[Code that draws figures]
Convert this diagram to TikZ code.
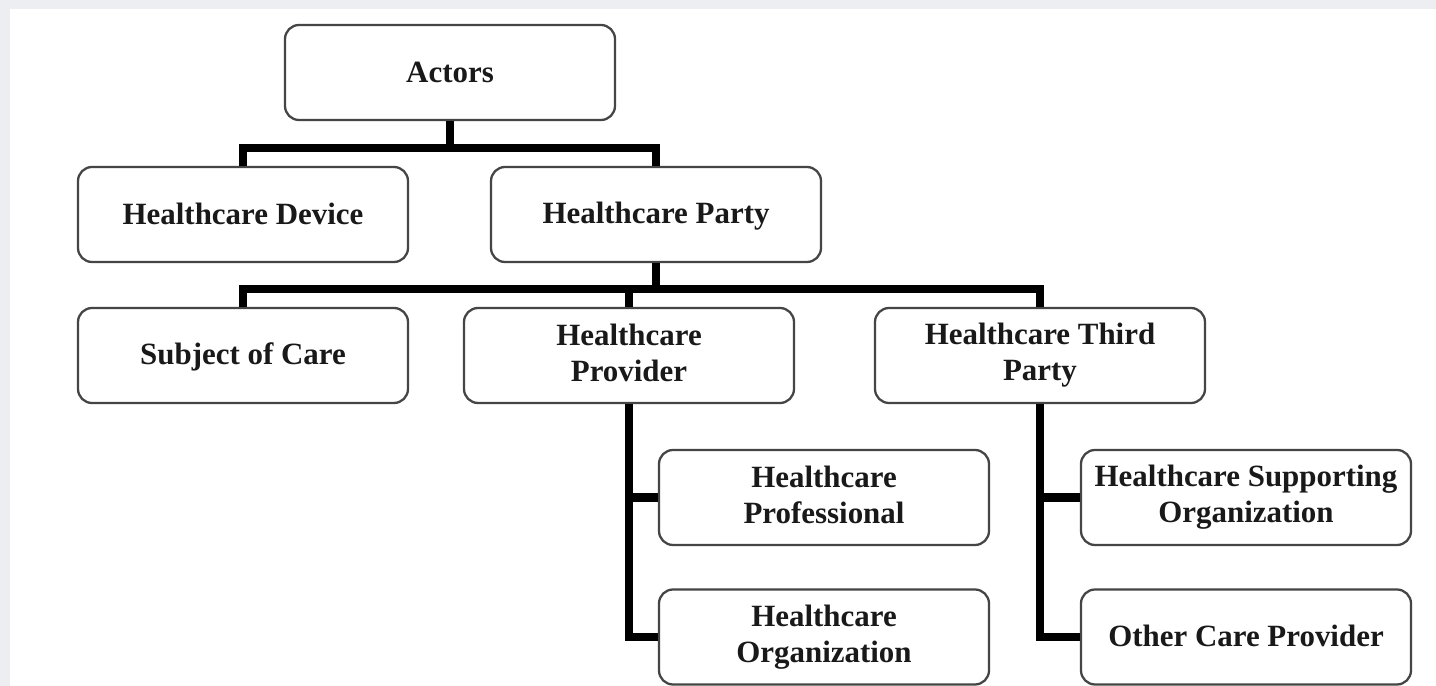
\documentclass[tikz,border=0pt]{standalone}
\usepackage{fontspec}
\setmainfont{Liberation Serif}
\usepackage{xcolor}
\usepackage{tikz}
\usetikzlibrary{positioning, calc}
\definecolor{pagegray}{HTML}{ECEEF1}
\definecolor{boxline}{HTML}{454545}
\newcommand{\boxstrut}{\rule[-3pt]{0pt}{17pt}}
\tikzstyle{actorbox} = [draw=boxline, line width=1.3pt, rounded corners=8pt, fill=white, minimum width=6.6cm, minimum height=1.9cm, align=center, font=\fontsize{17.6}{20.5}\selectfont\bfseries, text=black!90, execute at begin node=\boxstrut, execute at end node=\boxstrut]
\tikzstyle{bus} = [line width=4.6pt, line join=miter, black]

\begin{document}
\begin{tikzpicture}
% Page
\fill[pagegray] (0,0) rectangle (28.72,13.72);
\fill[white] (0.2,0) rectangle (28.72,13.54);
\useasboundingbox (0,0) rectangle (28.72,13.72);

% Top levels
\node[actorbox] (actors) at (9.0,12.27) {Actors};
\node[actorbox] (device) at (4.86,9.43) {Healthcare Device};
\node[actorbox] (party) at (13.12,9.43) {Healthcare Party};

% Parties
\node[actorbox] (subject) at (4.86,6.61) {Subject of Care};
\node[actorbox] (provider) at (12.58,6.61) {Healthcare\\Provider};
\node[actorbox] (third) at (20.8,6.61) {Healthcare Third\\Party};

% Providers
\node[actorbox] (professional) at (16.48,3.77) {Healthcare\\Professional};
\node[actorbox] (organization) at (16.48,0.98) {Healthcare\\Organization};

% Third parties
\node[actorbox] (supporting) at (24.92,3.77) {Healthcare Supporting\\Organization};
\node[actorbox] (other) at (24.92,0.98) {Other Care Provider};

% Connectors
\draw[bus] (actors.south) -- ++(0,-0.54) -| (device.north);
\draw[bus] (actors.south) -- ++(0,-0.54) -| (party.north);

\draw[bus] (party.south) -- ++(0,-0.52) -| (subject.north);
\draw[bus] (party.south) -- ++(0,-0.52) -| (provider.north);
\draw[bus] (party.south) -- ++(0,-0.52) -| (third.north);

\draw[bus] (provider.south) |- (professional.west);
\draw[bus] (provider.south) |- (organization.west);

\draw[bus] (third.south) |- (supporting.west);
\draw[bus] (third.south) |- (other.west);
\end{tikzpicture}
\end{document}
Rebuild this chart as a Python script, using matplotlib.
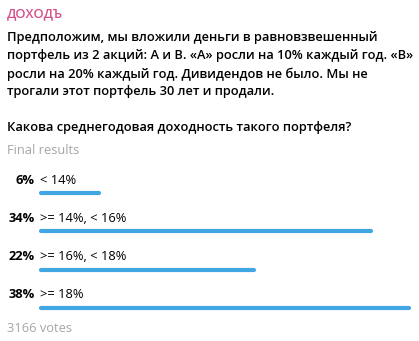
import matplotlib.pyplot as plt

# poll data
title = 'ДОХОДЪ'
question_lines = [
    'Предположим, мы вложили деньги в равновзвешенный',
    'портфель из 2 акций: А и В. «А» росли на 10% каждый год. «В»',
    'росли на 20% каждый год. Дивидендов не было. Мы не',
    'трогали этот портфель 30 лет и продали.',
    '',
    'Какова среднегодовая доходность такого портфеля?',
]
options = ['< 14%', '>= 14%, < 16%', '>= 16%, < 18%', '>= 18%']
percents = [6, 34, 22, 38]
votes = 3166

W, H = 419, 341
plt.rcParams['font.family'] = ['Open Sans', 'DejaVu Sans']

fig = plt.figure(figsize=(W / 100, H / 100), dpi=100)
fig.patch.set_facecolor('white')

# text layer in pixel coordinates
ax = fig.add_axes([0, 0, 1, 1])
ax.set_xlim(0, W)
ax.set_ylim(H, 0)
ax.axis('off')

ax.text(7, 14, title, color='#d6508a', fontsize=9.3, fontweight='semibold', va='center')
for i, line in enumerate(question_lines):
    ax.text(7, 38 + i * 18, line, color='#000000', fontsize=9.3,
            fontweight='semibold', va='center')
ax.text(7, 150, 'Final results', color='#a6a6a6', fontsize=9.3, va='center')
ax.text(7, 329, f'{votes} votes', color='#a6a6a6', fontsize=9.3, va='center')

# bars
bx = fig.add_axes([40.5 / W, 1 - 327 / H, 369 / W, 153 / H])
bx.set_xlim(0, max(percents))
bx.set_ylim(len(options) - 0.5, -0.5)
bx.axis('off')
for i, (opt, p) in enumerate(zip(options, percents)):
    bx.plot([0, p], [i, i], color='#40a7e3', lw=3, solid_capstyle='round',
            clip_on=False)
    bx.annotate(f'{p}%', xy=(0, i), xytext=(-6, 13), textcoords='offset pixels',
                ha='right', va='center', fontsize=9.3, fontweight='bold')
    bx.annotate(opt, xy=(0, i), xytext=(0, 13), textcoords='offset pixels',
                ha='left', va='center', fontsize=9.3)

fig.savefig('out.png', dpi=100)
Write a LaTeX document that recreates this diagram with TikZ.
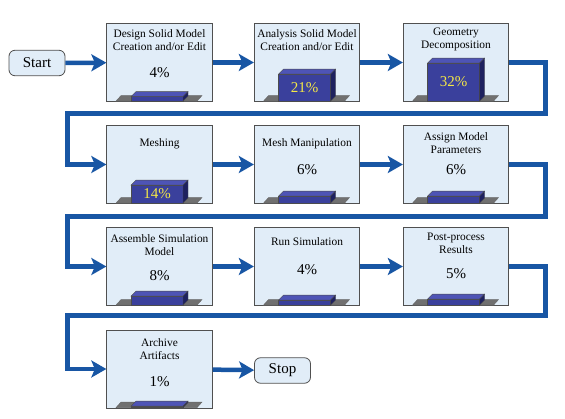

> [Exercise requirements]
Omit every picture, then reproduce the rest of the listing exactly.

> [Answer to this task]
Convert this diagram to TikZ code.
\documentclass[tikz,border=0pt]{standalone}
\usepackage{fontspec}
\setmainfont{Liberation Serif}
\usepackage{xcolor}
\usepackage{tikz}
\usetikzlibrary{positioning, calc}
\definecolor{pagegray}{HTML}{ECEEF1}
\definecolor{boxline}{HTML}{454545}
\newcommand{\boxstrut}{\rule[-3pt]{0pt}{17pt}}
\tikzstyle{actorbox} = [draw=boxline, line width=1.3pt, rounded corners=8pt, fill=white, minimum width=6.6cm, minimum height=1.9cm, align=center, font=\fontsize{17.6}{20.5}\selectfont\bfseries, text=black!90, execute at begin node=\boxstrut, execute at end node=\boxstrut]
\tikzstyle{bus} = [line width=4.6pt, line join=miter, black]

\begin{document}
\begin{tikzpicture}
% Page
\fill[pagegray] (0,0) rectangle (28.72,13.72);
\fill[white] (0.2,0) rectangle (28.72,13.54);
\useasboundingbox (0,0) rectangle (28.72,13.72);

% Top levels
\node[actorbox] (actors) at (9.0,12.27) {Actors};
\node[actorbox] (device) at (4.86,9.43) {Healthcare Device};
\node[actorbox] (party) at (13.12,9.43) {Healthcare Party};

% Parties
\node[actorbox] (subject) at (4.86,6.61) {Subject of Care};
\node[actorbox] (provider) at (12.58,6.61) {Healthcare\\Provider};
\node[actorbox] (third) at (20.8,6.61) {Healthcare Third\\Party};

% Providers
\node[actorbox] (professional) at (16.48,3.77) {Healthcare\\Professional};
\node[actorbox] (organization) at (16.48,0.98) {Healthcare\\Organization};

% Third parties
\node[actorbox] (supporting) at (24.92,3.77) {Healthcare Supporting\\Organization};
\node[actorbox] (other) at (24.92,0.98) {Other Care Provider};

% Connectors
\draw[bus] (actors.south) -- ++(0,-0.54) -| (device.north);
\draw[bus] (actors.south) -- ++(0,-0.54) -| (party.north);

\draw[bus] (party.south) -- ++(0,-0.52) -| (subject.north);
\draw[bus] (party.south) -- ++(0,-0.52) -| (provider.north);
\draw[bus] (party.south) -- ++(0,-0.52) -| (third.north);

\draw[bus] (provider.south) |- (professional.west);
\draw[bus] (provider.south) |- (organization.west);

\draw[bus] (third.south) |- (supporting.west);
\draw[bus] (third.south) |- (other.west);
\end{tikzpicture}
\end{document}
Rebuild this chart as a Python script, using matplotlib.
import matplotlib.pyplot as plt

# poll data
title = 'ДОХОДЪ'
question_lines = [
    'Предположим, мы вложили деньги в равновзвешенный',
    'портфель из 2 акций: А и В. «А» росли на 10% каждый год. «В»',
    'росли на 20% каждый год. Дивидендов не было. Мы не',
    'трогали этот портфель 30 лет и продали.',
    '',
    'Какова среднегодовая доходность такого портфеля?',
]
options = ['< 14%', '>= 14%, < 16%', '>= 16%, < 18%', '>= 18%']
percents = [6, 34, 22, 38]
votes = 3166

W, H = 419, 341
plt.rcParams['font.family'] = ['Open Sans', 'DejaVu Sans']

fig = plt.figure(figsize=(W / 100, H / 100), dpi=100)
fig.patch.set_facecolor('white')

# text layer in pixel coordinates
ax = fig.add_axes([0, 0, 1, 1])
ax.set_xlim(0, W)
ax.set_ylim(H, 0)
ax.axis('off')

ax.text(7, 14, title, color='#d6508a', fontsize=9.3, fontweight='semibold', va='center')
for i, line in enumerate(question_lines):
    ax.text(7, 38 + i * 18, line, color='#000000', fontsize=9.3,
            fontweight='semibold', va='center')
ax.text(7, 150, 'Final results', color='#a6a6a6', fontsize=9.3, va='center')
ax.text(7, 329, f'{votes} votes', color='#a6a6a6', fontsize=9.3, va='center')

# bars
bx = fig.add_axes([40.5 / W, 1 - 327 / H, 369 / W, 153 / H])
bx.set_xlim(0, max(percents))
bx.set_ylim(len(options) - 0.5, -0.5)
bx.axis('off')
for i, (opt, p) in enumerate(zip(options, percents)):
    bx.plot([0, p], [i, i], color='#40a7e3', lw=3, solid_capstyle='round',
            clip_on=False)
    bx.annotate(f'{p}%', xy=(0, i), xytext=(-6, 13), textcoords='offset pixels',
                ha='right', va='center', fontsize=9.3, fontweight='bold')
    bx.annotate(opt, xy=(0, i), xytext=(0, 13), textcoords='offset pixels',
                ha='left', va='center', fontsize=9.3)

fig.savefig('out.png', dpi=100)
Write a LaTeX document that recreates this diagram with TikZ.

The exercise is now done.